Catherine suddenly dying would have left him vulnerable to allegations of skullduggery and that undermines the entire legal system. While centuries had passed since Henry II it would not have been lost upon the king how the murder of Beckett had caused the most powerful English monarch to humiliate himself as contrition.

Finally there is the issue of her status; she was a Queen. One did not ‘murder’ a queen without attacking the very social order itself. This was a lesson hard learned by his daughter Elizabeth who saw the execution of Mary of Scotland become the casus belli for Spain to go to war with England.

Catherine wasn’t a nobody; she was aunt of the Holy Roman Emperor Charles V, arguably the most powerful man in Europe, who was part of the most powerful dynasty in Europe. She was Queen of England. It could be argued that had she died in mysterious circumstances, even if it wasn’t used as an excuse for war, it would have impacted upon the prestige of his reign dramatically.

Thus Henry takes the legal approach; he moved to annul the union. And arguably he could have done so fairly easily had political circumstances in Europe had been more stable.

But refusal to annul forced him to break with Rome; and this led to the later issues.

By all accounts Catherine was a good mother, and a dutiful Queen; she never betrayed him, never conspired against him, even in the face of dreadful humiliation.

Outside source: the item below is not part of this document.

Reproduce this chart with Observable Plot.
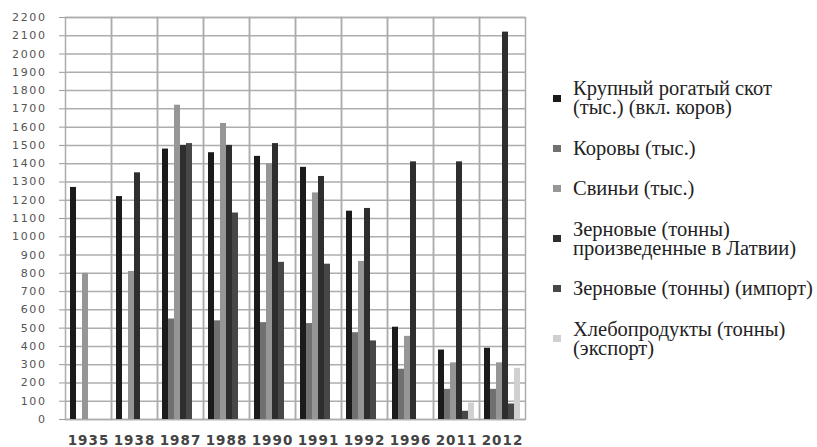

Indeed the very issue of the use of poison in Tudor England has sparked some interesting debates. Death by poison was considered to be a very foreign type of crime (compared to rape or burglary say) and cases were exceptionally rare.

There remained something subversive about the act- in principle it would allow the low-born murder the high; and this, coupled with his own fear of the act, was probably why Henry insisted on making murder by poison an act of High Treason, sentenced to death by boiling alive (a sentenced carried out on just two people; Richard Roos, the man convicted of the Fisher poisoning and a maid, Margret Davy in 1542.

Sources:

https://archive.is/A66gt At the bottom of this page is the actual law against poisoning Henry pushes through parliament. It describes the fate of those who resort so such deeds in marvellous gory detail.

Hutchinson, Robert; ‘The Last Days of Henry VIII’, 2005; Weidenfeld & Nicolson.

Iphikrates

Hey there,

Just to let you know, your question is fine, and we're letting it stand. However, you should be aware that questions framed as 'Why didn't X do Y' relatively often don't get an answer that meets our standards (in our experience as moderators). There are a few reasons for this. Firstly, it often can be difficult to prove the counterfactual: historians know much more about what happened than what might have happened. Secondly, 'why didn't X do Y' questions are sometimes phrased in an ahistorical way. It's worth remembering that people in the past couldn't see into the future, and they generally didn't have all the information we now have about their situations; things that look obvious now didn't necessarily look that way at the time.

If you end up not getting a response after a day or two, consider asking a new question focusing instead on why what happened did happen (rather than why what didn't happen didn't happen) - this kind of question is more likely to get a response in our experience. Hope this helps!